Check every line of the entries that follow, and copy the ones containing "this".

[START Records for processing]

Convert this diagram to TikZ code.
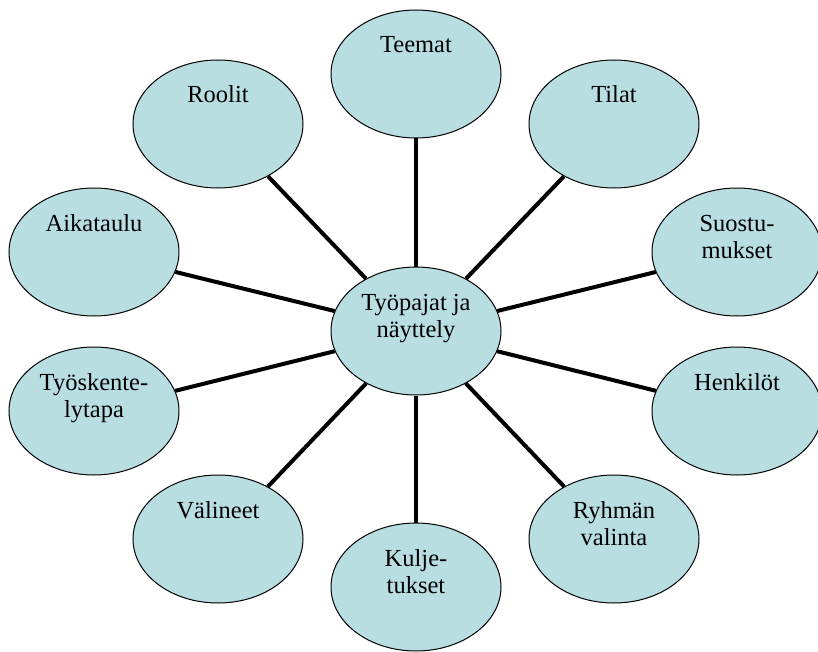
\documentclass[tikz,border=0pt]{standalone}
\usepackage{fontspec}
\setmainfont{Liberation Serif}
\usetikzlibrary{shapes.geometric,positioning}
\definecolor{bubble}{RGB}{185,222,226}

\begin{document}
\begin{tikzpicture}[on grid,
   topic/.style={ellipse,draw,line width=1pt,fill=bubble,minimum width=170pt,minimum height=128pt,
      inner sep=0pt,align=center,text height=18pt,text depth=60pt,font=\fontsize{24.5}{27}\selectfont},
   twoline/.style={text height=45pt,text depth=33pt},
   link/.style={line width=4pt}]
   \useasboundingbox (-416pt,331pt) rectangle (402pt,-320pt);
   \node[topic,twoline] (t_hub) {Työpajat ja\\näyttely};
   \node[topic] (t_teemat) [above=257pt of t_hub] {Teemat};
   \node[topic] (t_tilat) [above right=207pt and 198pt of t_hub] {Tilat};
   \node[topic,twoline] (t_suost) [above right=79pt and 321pt of t_hub] {Suostu-\\mukset};
   \node[topic] (t_henk) [below right=80pt and 321pt of t_hub] {Henkilöt};
   \node[topic,twoline] (t_ryhma) [below right=208pt and 198pt of t_hub] {Ryhmän\\valinta};
   \node[topic,twoline] (t_kulj) [below=256pt of t_hub] {Kulje-\\tukset};
   \node[topic] (t_val) [below left=208pt and 198pt of t_hub] {Välineet};
   \node[topic,twoline] (t_tyosk) [below left=80pt and 322pt of t_hub] {Työskente-\\lytapa};
   \node[topic] (t_aika) [above left=79pt and 322pt of t_hub] {Aikataulu};
   \node[topic] (t_roolit) [above left=207pt and 198pt of t_hub] {Roolit};
    \path[link]
    (t_hub) edge (t_teemat)
          edge (t_tilat)
          edge (t_suost)
          edge (t_henk)
          edge (t_ryhma)
          edge (t_kulj)
          edge (t_val)
          edge (t_tyosk)
          edge (t_aika)
          edge (t_roolit);
\end{tikzpicture}
\end{document}
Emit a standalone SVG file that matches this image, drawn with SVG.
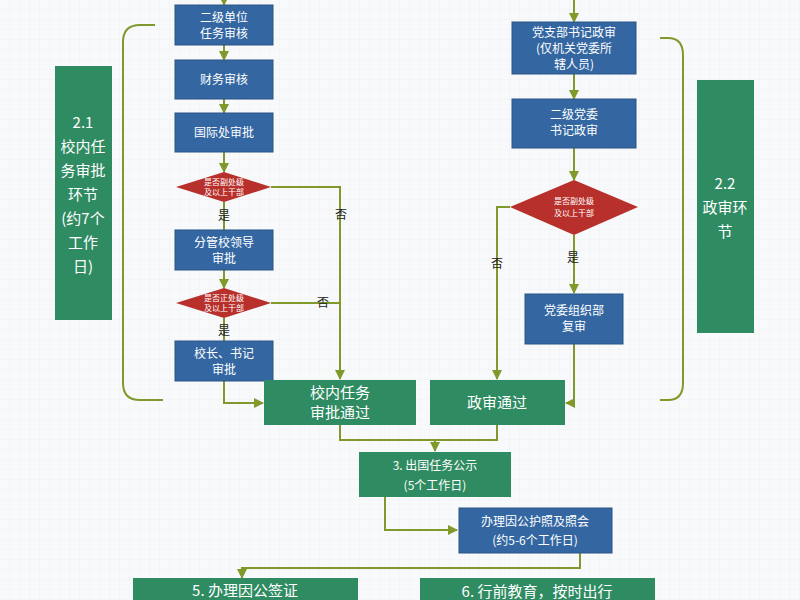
<svg xmlns="http://www.w3.org/2000/svg" width="800" height="600" viewBox="0 0 800 600">
<defs>
<style>
.b{fill:#3467a2;stroke:#2a5585;stroke-width:1}
.g{fill:#2f8b62}
.r{fill:#b8302c}
.t{font-family:"Noto Sans CJK SC","Liberation Sans",sans-serif;fill:#fff;text-anchor:middle;font-size:12px}
.tg{font-family:"Noto Sans CJK SC","Liberation Sans",sans-serif;fill:#fff;text-anchor:middle;font-size:15px}
.td{font-family:"Noto Sans CJK SC","Liberation Sans",sans-serif;fill:#fff;text-anchor:middle;font-size:8px}
.k{font-family:"Noto Sans CJK SC","Liberation Sans",sans-serif;fill:#222;text-anchor:middle;font-size:12px}
.c{fill:none;stroke:#7f9a2a;stroke-width:2}
</style>
<marker id="a" viewBox="0 0 10 10" refX="9" refY="5" markerWidth="5" markerHeight="5" orient="auto"><path d="M0,0L10,5L0,10z" fill="#7f9a2a"/></marker>
<pattern id="grid" width="10" height="10" patternUnits="userSpaceOnUse"><path d="M10,0V10H0" fill="none" stroke="#e9ecee" stroke-width="0.6"/></pattern>
</defs>
<rect width="800" height="600" fill="#f8f9fa"/>
<rect width="800" height="600" fill="url(#grid)"/>
<g id="connectors">
<path class="c" d="M224,0V5" marker-end="url(#a)"/>
<path class="c" d="M224,45V60" marker-end="url(#a)"/>
<path class="c" d="M224,99V113" marker-end="url(#a)"/>
<path class="c" d="M224,152V172" marker-end="url(#a)"/>
<path class="c" d="M224,202V230"/>
<path class="c" d="M224,270V288" marker-end="url(#a)"/>
<path class="c" d="M224,318V341"/>
<path class="c" d="M271,187H340V379" marker-end="url(#a)"/>
<path class="c" d="M271,303H340"/>
<path class="c" d="M224,381V403H263" marker-end="url(#a)"/>
<path class="c" d="M574,0V22" marker-end="url(#a)"/>
<path class="c" d="M574,74V99" marker-end="url(#a)"/>
<path class="c" d="M574,148V180" marker-end="url(#a)"/>
<path class="c" d="M510,207H497V379" marker-end="url(#a)"/>
<path class="c" d="M574,235V293" marker-end="url(#a)"/>
<path class="c" d="M574,344V403H566" marker-end="url(#a)"/>
<path class="c" d="M340,425V440H497V425"/>
<path class="c" d="M435,440V451" marker-end="url(#a)"/>
<path class="c" d="M385,497V530H457" marker-end="url(#a)"/>
<path class="c" d="M580,553V568H242V578" marker-end="url(#a)"/>
<path class="c" d="M155,25H140Q123,25 123,42V383Q123,400 140,400H163"/>
<path class="c" d="M660,38H668Q683,38 683,55V383Q683,400 668,400H660"/>
<text class="k" x="341" y="219">否</text>
<text class="k" x="323" y="307">否</text>
<text class="k" x="224" y="220">是</text>
<text class="k" x="224" y="335">是</text>
<text class="k" x="497" y="268">否</text>
<text class="k" x="573" y="262">是</text>
</g>
<g id="label21"><rect class="g" x="55" y="66" width="57" height="254"/>
<text class="tg" x="83" y="128">2.1</text><text class="tg" x="83" y="152">校内任</text><text class="tg" x="83" y="176">务审批</text><text class="tg" x="83" y="200">环节</text><text class="tg" x="83" y="224">(约7个</text><text class="tg" x="83" y="248">工作</text><text class="tg" x="83" y="272">日)</text></g>
<g id="label22"><rect class="g" x="697" y="80" width="57" height="253"/>
<text class="tg" x="725" y="189">2.2</text><text class="tg" x="725" y="213">政审环</text><text class="tg" x="725" y="237">节</text></g>
<g id="n1"><rect class="b" x="175" y="5" width="98" height="40"/><text class="t" x="224" y="22">二级单位</text><text class="t" x="224" y="38">任务审核</text></g>
<g id="n2"><rect class="b" x="175" y="60" width="98" height="39"/><text class="t" x="224" y="84">财务审核</text></g>
<g id="n3"><rect class="b" x="175" y="113" width="98" height="39"/><text class="t" x="224" y="137">国际处审批</text></g>
<g id="d1"><path class="r" d="M176,187L224,172L271,187L224,202z"/><text class="td" x="224" y="185">是否副处级</text><text class="td" x="224" y="195">及以上干部</text></g>
<g id="n4"><rect class="b" x="175" y="230" width="98" height="40"/><text class="t" x="224" y="247">分管校领导</text><text class="t" x="224" y="263">审批</text></g>
<g id="d2"><path class="r" d="M176,303L224,288L271,303L224,318z"/><text class="td" x="224" y="301">是否正处级</text><text class="td" x="224" y="311">及以上干部</text></g>
<g id="n5"><rect class="b" x="175" y="341" width="98" height="40"/><text class="t" x="224" y="358">校长、书记</text><text class="t" x="224" y="374">审批</text></g>
<g id="pass1"><rect class="g" x="264" y="380" width="152" height="45"/><text class="tg" x="340" y="398">校内任务</text><text class="tg" x="340" y="418">审批通过</text></g>
<g id="m1"><rect class="b" x="512" y="22" width="124" height="52"/><text class="t" x="574" y="37" font-size="11">党支部书记政审</text><text class="t" x="574" y="53" font-size="11">(仅机关党委所</text><text class="t" x="574" y="69" font-size="11">辖人员)</text></g>
<g id="m2"><rect class="b" x="512" y="99" width="124" height="49"/><text class="t" x="574" y="119">二级党委</text><text class="t" x="574" y="135">书记政审</text></g>
<g id="d3"><path class="r" d="M510,207L574,180L638,207L574,235z"/><text class="td" x="574" y="204">是否副处级</text><text class="td" x="574" y="216">及以上干部</text></g>
<g id="m3"><rect class="b" x="525" y="294" width="98" height="50"/><text class="t" x="574" y="315">党委组织部</text><text class="t" x="574" y="331">复审</text></g>
<g id="pass2"><rect class="g" x="430" y="380" width="135" height="45"/><text class="tg" x="497" y="408">政审通过</text></g>
<g id="s3"><rect class="g" x="359" y="452" width="152" height="45"/><text class="t" x="435" y="470" font-size="13">3. 出国任务公示</text><text class="t" x="435" y="490" font-size="13">(5个工作日)</text></g>
<g id="s4"><rect class="b" x="459" y="508" width="153" height="45"/><text class="t" x="535" y="526">办理因公护照及照会</text><text class="t" x="535" y="545" font-size="10">(约5-6个工作日)</text></g>
<g id="s5"><rect class="g" x="133" y="578" width="225" height="30"/><text class="tg" x="245" y="596" font-size="14">5. 办理因公签证</text></g>
<g id="s6"><rect class="g" x="420" y="578" width="235" height="30"/><text class="tg" x="537" y="597" font-size="13">6. 行前教育，按时出行</text></g>
</svg>
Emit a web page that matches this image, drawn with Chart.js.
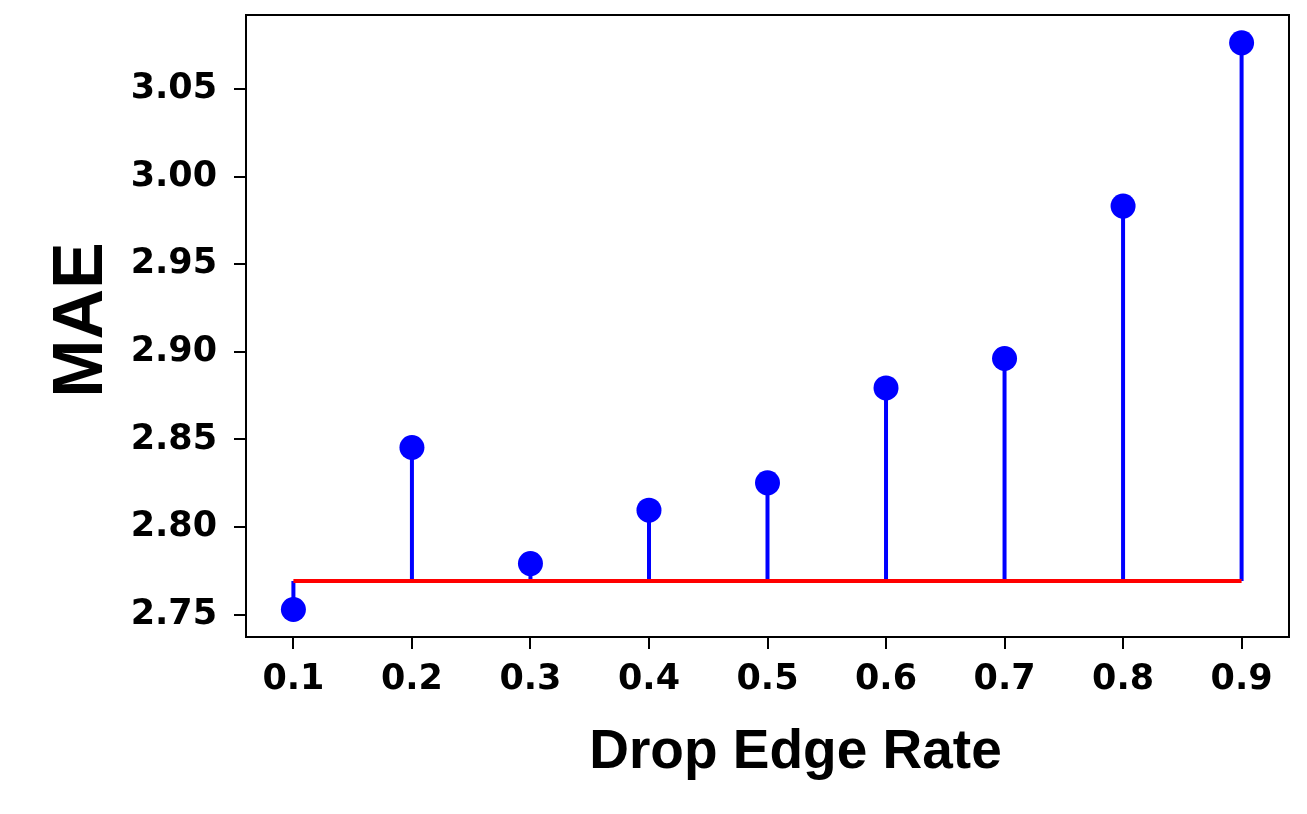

[END Records for processing]

* **Exercise response**:
Convert this diagram to TikZ code.
Emit a standalone SVG file that matches this image, drawn with SVG.
Emit a web page that matches this image, drawn with Chart.js.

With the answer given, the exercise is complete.